Helicity statistics in homogeneous and isotropic turbulence and turbulence models

TL;DR

This paper investigates the statistical properties and scaling behaviors of helicity in homogeneous isotropic turbulence and related shell models, revealing mirror symmetry recovery at small scales and analyzing high-order structure functions.

Contribution

It introduces new correlation functions based on vorticity and velocity increments that are sensitive to mirror symmetry breaking and studies their scaling in turbulence and shell models.

Findings

Mirror symmetry is recovered at small scales.

Chiral terms are subleading and follow dimensional plus anomalous corrections.

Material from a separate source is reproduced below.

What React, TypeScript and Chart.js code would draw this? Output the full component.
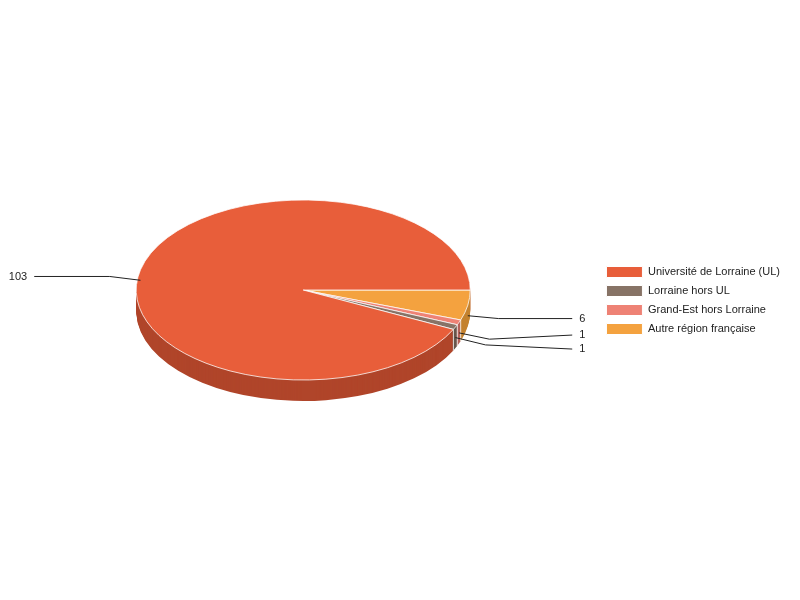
import React, { useEffect, useRef } from 'react';
import { Chart, registerables } from 'chart.js';

Chart.register(...registerables);

const categories = ['Université de Lorraine (UL)', 'Lorraine hors UL', 'Grand-Est hors Lorraine', 'Autre région française'];
const values = [103, 1, 1, 6];
const topColors = ['#e85e3a', '#877366', '#ee8275', '#f4a23f'];
const sideColors = ['#b0452a', '#66564c', '#b3625a', '#c4822f'];

const DEPTH = 21;
const TILT = 0.539;
const FONT = '"Liberation Sans", Arial, sans-serif';

// slices are drawn counter-clockwise from 3 o'clock in the reference: reverse for Chart.js
const order = categories.map((_, i) => categories.length - 1 - i);

const pie3d: any = {
  id: 'pie3d',
  _saved: false,
  beforeDatasetsDraw(chart: any) {
    const arcs = chart.getDatasetMeta(0).data;
    this._saved = false;
    if (!arcs.length) return;
    const ctx = chart.ctx;
    const cx = arcs[0].x, cy = arcs[0].y;
    const top = cy - DEPTH / 2;
    const sides = chart.data.datasets[0].sideColors;
    for (let d = DEPTH; d >= 1; d--) {
      arcs.forEach((arc: any, i: number) => {
        ctx.save();
        ctx.translate(cx, top + d);
        ctx.scale(1, TILT);
        ctx.beginPath();
        ctx.moveTo(0, 0);
        ctx.arc(0, 0, arc.outerRadius, arc.startAngle, arc.endAngle);
        ctx.closePath();
        ctx.fillStyle = sides[i];
        ctx.fill();
        ctx.restore();
      });
    }
    // white separators on the side wall
    ctx.save();
    ctx.strokeStyle = 'rgba(255,255,255,0.8)';
    ctx.lineWidth = 1;
    arcs.forEach((arc: any) => {
      const a = arc.startAngle;
      const s = Math.sin(a);
      if (s > 0.01) {
        const x = cx + arc.outerRadius * Math.cos(a);
        const y = top + arc.outerRadius * TILT * s;
        ctx.beginPath();
        ctx.moveTo(x, y);
        ctx.lineTo(x, y + DEPTH);
        ctx.stroke();
      }
    });
    ctx.restore();
    ctx.save();
    ctx.translate(cx, top);
    ctx.scale(1, TILT);
    ctx.translate(-cx, -cy);
    this._saved = true;
  },
  afterDatasetsDraw(chart: any) {
    if (!this._saved) return;
    const ctx = chart.ctx;
    ctx.restore();
    this._saved = false;
    const arcs = chart.getDatasetMeta(0).data;
    const data = chart.data.datasets[0].data;
    const cx = arcs[0].x, cy = arcs[0].y;
    const top = cy - DEPTH / 2;
    const right: any[] = [], left: any[] = [];
    arcs.forEach((arc: any, i: number) => {
      const mid = (arc.startAngle + arc.endAngle) / 2;
      const R = arc.outerRadius;
      const dx = R * Math.cos(mid), dy = R * TILT * Math.sin(mid);
      const ax = cx + dx, ay = top + dy + DEPTH / 2;
      const len = Math.hypot(dx, dy);
      const ex = ax + (31 * dx) / len, ey = ay + (31 * dy) / len;
      const item = { ax, ay, ex, ey, ly: ey, text: String(data[i]), R };
      (Math.cos(mid) >= 0 ? right : left).push(item);
    });
    const spread = (list: any[]) => {
      list.sort((a, b) => a.ly - b.ly);
      const gap = 14;
      for (let k = 0; k < 60; k++) {
        for (let i = 1; i < list.length; i++) {
          if (list[i].ly - list[i - 1].ly < gap) {
            const m = (list[i].ly + list[i - 1].ly) / 2;
            list[i - 1].ly = m - gap / 2;
            list[i].ly = m + gap / 2;
          }
        }
      }
    };
    spread(right);
    spread(left);
    ctx.save();
    ctx.strokeStyle = '#222';
    ctx.lineWidth = 1;
    ctx.fillStyle = '#222';
    ctx.font = '11px ' + FONT;
    ctx.textBaseline = 'middle';
    const draw = (list: any[], side: number) => {
      list.forEach((it) => {
        const endX = cx + side * (it.R + 102);
        ctx.beginPath();
        ctx.moveTo(it.ax, it.ay);
        ctx.lineTo(it.ex, it.ey);
        ctx.lineTo(endX, it.ly);
        ctx.stroke();
        ctx.textAlign = side > 0 ? 'left' : 'right';
        ctx.fillText(it.text, endX + side * 7, it.ly);
      });
    };
    draw(right, 1);
    draw(left, -1);
    ctx.restore();
  },
};

export default function App() {
  const ref = useRef<HTMLCanvasElement>(null);
  useEffect(() => {
    if (!ref.current) return;
    const chart = new Chart(ref.current, {
      type: 'pie',
      data: {
        labels: order.map((i) => categories[i]),
        datasets: [
          {
            data: order.map((i) => values[i]),
            backgroundColor: order.map((i) => topColors[i]),
            sideColors: order.map((i) => sideColors[i]),
            borderColor: '#ffffff',
            borderWidth: 1,
            radius: 167,
          } as any,
        ],
      },
      options: {
        animation: false,
        responsive: false,
        events: [],
        rotation: 90,
        radius: 167,
        layout: { padding: { left: 8, right: 10, top: 1, bottom: 0 } },
        plugins: {
          tooltip: { enabled: false },
          legend: {
            position: 'right',
            align: 'center',
            labels: {
              boxWidth: 36,
              boxHeight: 11,
              padding: 8,
              color: '#222',
              font: { size: 11, family: FONT },
              sort: (a: any, b: any) => b.index - a.index,
            },
          },
        },
      } as any,
      plugins: [pie3d],
    });
    return () => chart.destroy();
  }, []);
  return (
    <div style={{ position: 'absolute', left: 0, top: 0, width: 800, height: 600, background: '#fff' }}>
      <canvas ref={ref} width={800} height={600} style={{ display: 'block' }} />
    </div>
  );
}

High Reynolds number shell models support the findings.

Abstract

We study the statistical properties of helicity in direct numerical simulations of fully developed homogeneous and isotropic turbulence and in a class of turbulence shell models. We consider correlation functions based on combinations of vorticity and velocity increments that are not invariant under mirror symmetry. We also study the scaling properties of high-order structure functions based on the moments of the velocity increments projected on a subset of modes with either positive or negative helicity (chirality). We show that mirror symmetry is recovered at small-scales, i.e., chiral terms are subleading and they are well captured by a dimensional argument plus anomalous corrections. These findings are also supported by a high Reynolds numbers study of helical shell models with the same chiral symmetry of Navier-Stokes equations.